## What to produce
In your copy, leave out the pictures; write out all the data exactly.

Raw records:
------------
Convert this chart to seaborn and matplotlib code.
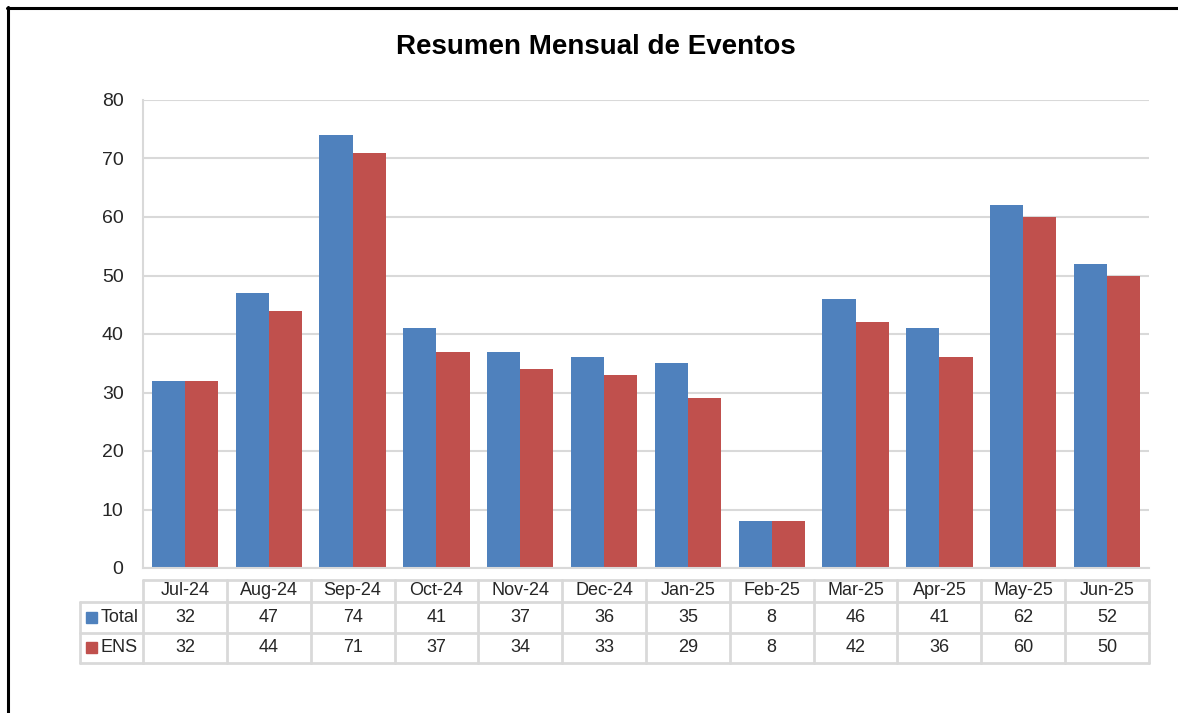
import matplotlib
matplotlib.use("Agg")
import matplotlib.pyplot as plt
import matplotlib.transforms as mtransforms
from matplotlib.patches import Rectangle
from matplotlib.lines import Line2D
import seaborn as sns
import pandas as pd
from matplotlib import font_manager

months = ["Jul-24", "Aug-24", "Sep-24", "Oct-24", "Nov-24", "Dec-24",
          "Jan-25", "Feb-25", "Mar-25", "Apr-25", "May-25", "Jun-25"]
total = [32, 47, 74, 41, 37, 36, 35, 8, 46, 41, 62, 52]
ens = [32, 44, 71, 37, 34, 33, 29, 8, 42, 36, 60, 50]
series_names = ["Total", "ENS"]
colors = ["#4F81BD", "#C0504D"]
yticks = [0, 10, 20, 30, 40, 50, 60, 70, 80]
title = "Resumen Mensual de Eventos"

sns.set_theme(style="white")
avail = {f.name for f in font_manager.fontManager.ttflist}
fam = "Liberation Sans Narrow" if "Liberation Sans Narrow" in avail else "Liberation Sans"
plt.rcParams["font.family"] = [fam, "DejaVu Sans"]

df = pd.DataFrame({
    "month": months * 2,
    "value": total + ens,
    "series": [series_names[0]] * len(months) + [series_names[1]] * len(months),
})

W, H = 1178, 713
fig = plt.figure(figsize=(W / 100, H / 100), dpi=100)
fig.patch.set_facecolor("white")

def fx(px):
    return px / W

def fy(py):
    return 1 - py / H

ax = fig.add_axes([fx(143), fy(568), fx(1149) - fx(143), fy(100) - fy(568)])
sns.barplot(data=df, x="month", y="value", hue="series", palette=colors,
            order=months, hue_order=series_names, width=0.79, saturation=1,
            ax=ax, legend=False, edgecolor="none")
ax.set_xlim(-0.5, len(months) - 0.5)
ax.set_ylim(0, 80)
ax.set_yticks(yticks)
ax.set_yticklabels([str(t) for t in yticks], fontsize=14)
ax.set_xticks([])
ax.set_xlabel("")
ax.set_ylabel("")
ax.tick_params(axis="y", length=0, pad=14)
ax.yaxis.grid(True, color="#D9D9D9", linewidth=1.5)
ax.set_axisbelow(True)
for s in ["top", "right"]:
    ax.spines[s].set_visible(False)
for s in ["left", "bottom"]:
    ax.spines[s].set_color("#D9D9D9")
    ax.spines[s].set_linewidth(1.5)

# Title
fig.text(fx(596), fy(47), title, ha="center", va="center", fontsize=20,
         fontweight="bold", color="black")

# Outer frame (partial, as in the reference)
fig.add_artist(Line2D([fx(7), fx(1178)], [fy(7.5), fy(7.5)], color="black", lw=2.2))
fig.add_artist(Line2D([fx(7.5), fx(7.5)], [fy(7), fy(713)], color="black", lw=2.2))

# Data table
trans = mtransforms.blended_transform_factory(ax.transData, fig.transFigure)
grid_c = "#D9D9D9"
lw = 2
y_top, y_h, y_r1, y_r2 = fy(580), fy(601.5), fy(632.5), fy(663)
n = len(months)
x_left = -0.5
x_right = n - 0.5
fig.add_artist(Line2D([x_left, x_right], [y_top, y_top], transform=trans, color=grid_c, lw=lw))
for yy in [y_h, y_r1, y_r2]:
    fig.add_artist(Line2D([fx(80), fx(143)], [yy, yy], transform=fig.transFigure, color=grid_c, lw=lw))
    fig.add_artist(Line2D([x_left, x_right], [yy, yy], transform=trans, color=grid_c, lw=lw))
for i in range(n + 1):
    xx = i - 0.5
    fig.add_artist(Line2D([xx, xx], [y_top, y_r2], transform=trans, color=grid_c, lw=lw))
fig.add_artist(Line2D([fx(80), fx(80)], [y_h, y_r2], transform=fig.transFigure, color=grid_c, lw=lw))

for i, m in enumerate(months):
    fig.text(i, (y_top + y_h) / 2, m, transform=trans, ha="center", va="center", fontsize=13)
rows = [total, ens]
row_y = [(y_h + y_r1) / 2, (y_r1 + y_r2) / 2]
for r, (vals, yy) in enumerate(zip(rows, row_y)):
    for i, v in enumerate(vals):
        fig.text(i, yy, str(v), transform=trans, ha="center", va="center", fontsize=13)
    fig.add_artist(Rectangle((fx(86), yy - (11 / H) / 2), 11 / W, 11 / H,
                             transform=fig.transFigure, color=colors[r]))
    fig.text(fx(101), yy, series_names[r], ha="left", va="center", fontsize=13)

fig.savefig("out.png", dpi=100, facecolor="white")
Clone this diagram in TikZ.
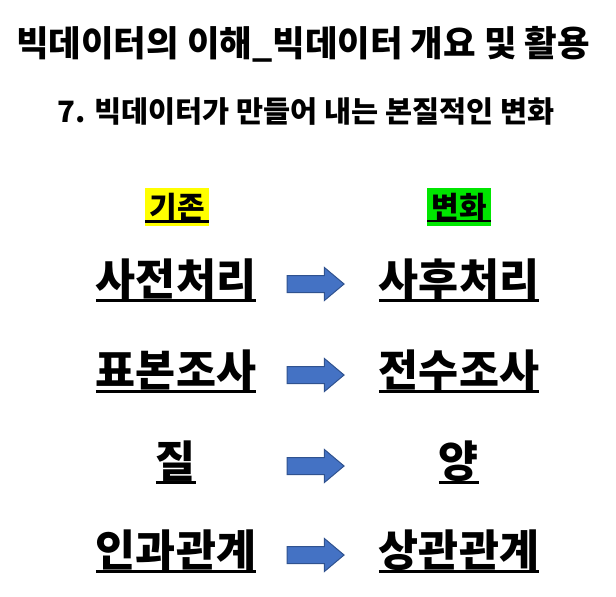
\documentclass[tikz,border=0pt]{standalone}
\usepackage{fontspec}
\setmainfont{Noto Sans CJK KR}
\usetikzlibrary{shapes.arrows,positioning}

\definecolor{hlyellow}{RGB}{255,255,0}
\definecolor{hlgreen}{RGB}{0,230,0}
\definecolor{arrowfill}{HTML}{4472C4}
\definecolor{arrowline}{HTML}{2F528F}

\begin{document}
\begin{tikzpicture}[x=1pt, y=-1pt,
  titletext/.style={font=\fontsize{35.4}{38}\selectfont\bfseries, inner sep=0pt},
  subtext/.style={font=\fontsize{29.4}{32}\selectfont\bfseries, inner sep=0pt},
  headtext/.style={font=\fontsize{30}{33}\selectfont\bfseries, inner xsep=4pt,
    inner ysep=0pt, minimum height=38pt},
  rowtext/.style={font=\fontsize{43.5}{47}\selectfont\bfseries, inner sep=0pt},
  blockarrow/.style={single arrow, draw=arrowline, fill=arrowfill, line width=1pt,
    inner xsep=0pt, inner ysep=8pt, single arrow head extend=8pt,
    single arrow tip angle=80, minimum height=57pt},
  uline/.style={line width=2.5pt}]
  \useasboundingbox (0,0) rectangle (616,597);

  %% Titles
  \node[titletext] (title) at (303,44) {빅데이터의 이해\_빅데이터 개요 및 활용};
  \node[subtext] (subtitle) at (306,112) {7. 빅데이터가 만들어 내는 본질적인 변화};

  %% Column heads (highlighted)
  \node[headtext, fill=hlyellow] (old) at (177,207) {기존};
  \node[headtext, fill=hlgreen] (new) at (459,207) {변화};

  %% Rows: before -> after
  \foreach \i/\y/\a/\b in {1/279/사전처리/사후처리, 2/370/표본조사/전수조사,
                           3/461/질/양, 4/550/인과관계/상관관계}{
    \node[rowtext] (old\i) at (176,\y) {\a};
    \node[rowtext] (new\i) at (459,\y) {\b};
    \path (old\i) -- node[blockarrow, xshift=-7pt, yshift=-5pt] (arr\i) {} (new\i);
  }

  %% Underlines
  \foreach \n/\d in {old/3, new/3, old1/5, new1/5, old2/5, new2/5,
                     old3/5, new3/5, old4/5, new4/5}{
    \draw[uline] ([yshift=-\d pt]\n.base west) -- ([yshift=-\d pt]\n.base east);
  }
\end{tikzpicture}
\end{document}
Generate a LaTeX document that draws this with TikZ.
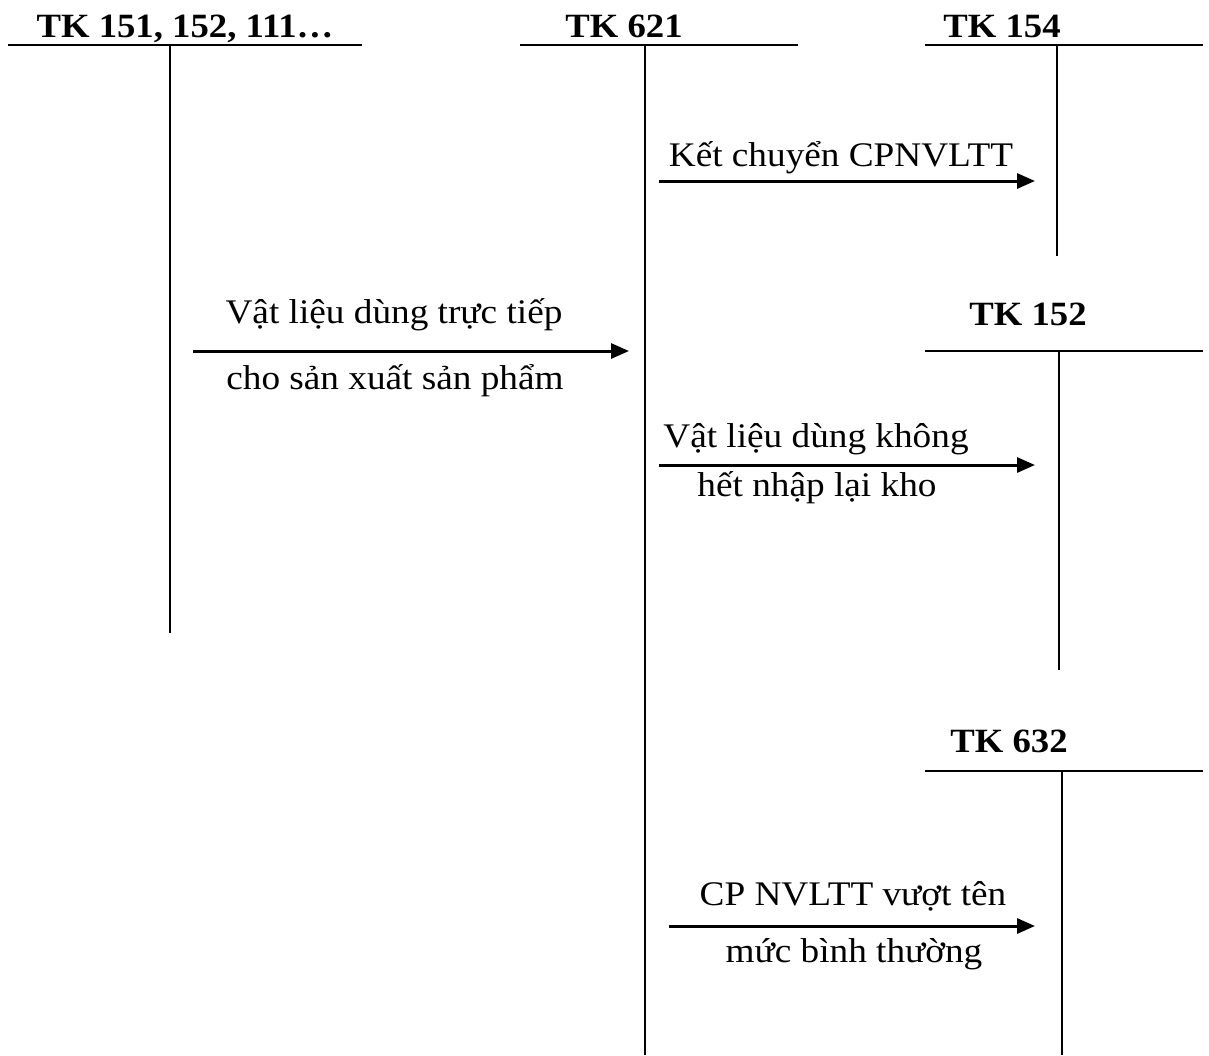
------------
## Exercise result
Convert this chart to seaborn and matplotlib code.
import matplotlib
matplotlib.use("Agg")
import matplotlib.pyplot as plt
import matplotlib.transforms as mtransforms
from matplotlib.patches import Rectangle
from matplotlib.lines import Line2D
import seaborn as sns
import pandas as pd
from matplotlib import font_manager

months = ["Jul-24", "Aug-24", "Sep-24", "Oct-24", "Nov-24", "Dec-24",
          "Jan-25", "Feb-25", "Mar-25", "Apr-25", "May-25", "Jun-25"]
total = [32, 47, 74, 41, 37, 36, 35, 8, 46, 41, 62, 52]
ens = [32, 44, 71, 37, 34, 33, 29, 8, 42, 36, 60, 50]
series_names = ["Total", "ENS"]
colors = ["#4F81BD", "#C0504D"]
yticks = [0, 10, 20, 30, 40, 50, 60, 70, 80]
title = "Resumen Mensual de Eventos"

sns.set_theme(style="white")
avail = {f.name for f in font_manager.fontManager.ttflist}
fam = "Liberation Sans Narrow" if "Liberation Sans Narrow" in avail else "Liberation Sans"
plt.rcParams["font.family"] = [fam, "DejaVu Sans"]

df = pd.DataFrame({
    "month": months * 2,
    "value": total + ens,
    "series": [series_names[0]] * len(months) + [series_names[1]] * len(months),
})

W, H = 1178, 713
fig = plt.figure(figsize=(W / 100, H / 100), dpi=100)
fig.patch.set_facecolor("white")

def fx(px):
    return px / W

def fy(py):
    return 1 - py / H

ax = fig.add_axes([fx(143), fy(568), fx(1149) - fx(143), fy(100) - fy(568)])
sns.barplot(data=df, x="month", y="value", hue="series", palette=colors,
            order=months, hue_order=series_names, width=0.79, saturation=1,
            ax=ax, legend=False, edgecolor="none")
ax.set_xlim(-0.5, len(months) - 0.5)
ax.set_ylim(0, 80)
ax.set_yticks(yticks)
ax.set_yticklabels([str(t) for t in yticks], fontsize=14)
ax.set_xticks([])
ax.set_xlabel("")
ax.set_ylabel("")
ax.tick_params(axis="y", length=0, pad=14)
ax.yaxis.grid(True, color="#D9D9D9", linewidth=1.5)
ax.set_axisbelow(True)
for s in ["top", "right"]:
    ax.spines[s].set_visible(False)
for s in ["left", "bottom"]:
    ax.spines[s].set_color("#D9D9D9")
    ax.spines[s].set_linewidth(1.5)

# Title
fig.text(fx(596), fy(47), title, ha="center", va="center", fontsize=20,
         fontweight="bold", color="black")

# Outer frame (partial, as in the reference)
fig.add_artist(Line2D([fx(7), fx(1178)], [fy(7.5), fy(7.5)], color="black", lw=2.2))
fig.add_artist(Line2D([fx(7.5), fx(7.5)], [fy(7), fy(713)], color="black", lw=2.2))

# Data table
trans = mtransforms.blended_transform_factory(ax.transData, fig.transFigure)
grid_c = "#D9D9D9"
lw = 2
y_top, y_h, y_r1, y_r2 = fy(580), fy(601.5), fy(632.5), fy(663)
n = len(months)
x_left = -0.5
x_right = n - 0.5
fig.add_artist(Line2D([x_left, x_right], [y_top, y_top], transform=trans, color=grid_c, lw=lw))
for yy in [y_h, y_r1, y_r2]:
    fig.add_artist(Line2D([fx(80), fx(143)], [yy, yy], transform=fig.transFigure, color=grid_c, lw=lw))
    fig.add_artist(Line2D([x_left, x_right], [yy, yy], transform=trans, color=grid_c, lw=lw))
for i in range(n + 1):
    xx = i - 0.5
    fig.add_artist(Line2D([xx, xx], [y_top, y_r2], transform=trans, color=grid_c, lw=lw))
fig.add_artist(Line2D([fx(80), fx(80)], [y_h, y_r2], transform=fig.transFigure, color=grid_c, lw=lw))

for i, m in enumerate(months):
    fig.text(i, (y_top + y_h) / 2, m, transform=trans, ha="center", va="center", fontsize=13)
rows = [total, ens]
row_y = [(y_h + y_r1) / 2, (y_r1 + y_r2) / 2]
for r, (vals, yy) in enumerate(zip(rows, row_y)):
    for i, v in enumerate(vals):
        fig.text(i, yy, str(v), transform=trans, ha="center", va="center", fontsize=13)
    fig.add_artist(Rectangle((fx(86), yy - (11 / H) / 2), 11 / W, 11 / H,
                             transform=fig.transFigure, color=colors[r]))
    fig.text(fx(101), yy, series_names[r], ha="left", va="center", fontsize=13)

fig.savefig("out.png", dpi=100, facecolor="white")
Clone this diagram in TikZ.
\documentclass[tikz,border=0pt]{standalone}
\usepackage{fontspec}
\setmainfont{Noto Sans CJK KR}
\usetikzlibrary{shapes.arrows,positioning}

\definecolor{hlyellow}{RGB}{255,255,0}
\definecolor{hlgreen}{RGB}{0,230,0}
\definecolor{arrowfill}{HTML}{4472C4}
\definecolor{arrowline}{HTML}{2F528F}

\begin{document}
\begin{tikzpicture}[x=1pt, y=-1pt,
  titletext/.style={font=\fontsize{35.4}{38}\selectfont\bfseries, inner sep=0pt},
  subtext/.style={font=\fontsize{29.4}{32}\selectfont\bfseries, inner sep=0pt},
  headtext/.style={font=\fontsize{30}{33}\selectfont\bfseries, inner xsep=4pt,
    inner ysep=0pt, minimum height=38pt},
  rowtext/.style={font=\fontsize{43.5}{47}\selectfont\bfseries, inner sep=0pt},
  blockarrow/.style={single arrow, draw=arrowline, fill=arrowfill, line width=1pt,
    inner xsep=0pt, inner ysep=8pt, single arrow head extend=8pt,
    single arrow tip angle=80, minimum height=57pt},
  uline/.style={line width=2.5pt}]
  \useasboundingbox (0,0) rectangle (616,597);

  %% Titles
  \node[titletext] (title) at (303,44) {빅데이터의 이해\_빅데이터 개요 및 활용};
  \node[subtext] (subtitle) at (306,112) {7. 빅데이터가 만들어 내는 본질적인 변화};

  %% Column heads (highlighted)
  \node[headtext, fill=hlyellow] (old) at (177,207) {기존};
  \node[headtext, fill=hlgreen] (new) at (459,207) {변화};

  %% Rows: before -> after
  \foreach \i/\y/\a/\b in {1/279/사전처리/사후처리, 2/370/표본조사/전수조사,
                           3/461/질/양, 4/550/인과관계/상관관계}{
    \node[rowtext] (old\i) at (176,\y) {\a};
    \node[rowtext] (new\i) at (459,\y) {\b};
    \path (old\i) -- node[blockarrow, xshift=-7pt, yshift=-5pt] (arr\i) {} (new\i);
  }

  %% Underlines
  \foreach \n/\d in {old/3, new/3, old1/5, new1/5, old2/5, new2/5,
                     old3/5, new3/5, old4/5, new4/5}{
    \draw[uline] ([yshift=-\d pt]\n.base west) -- ([yshift=-\d pt]\n.base east);
  }
\end{tikzpicture}
\end{document}
Generate a LaTeX document that draws this with TikZ.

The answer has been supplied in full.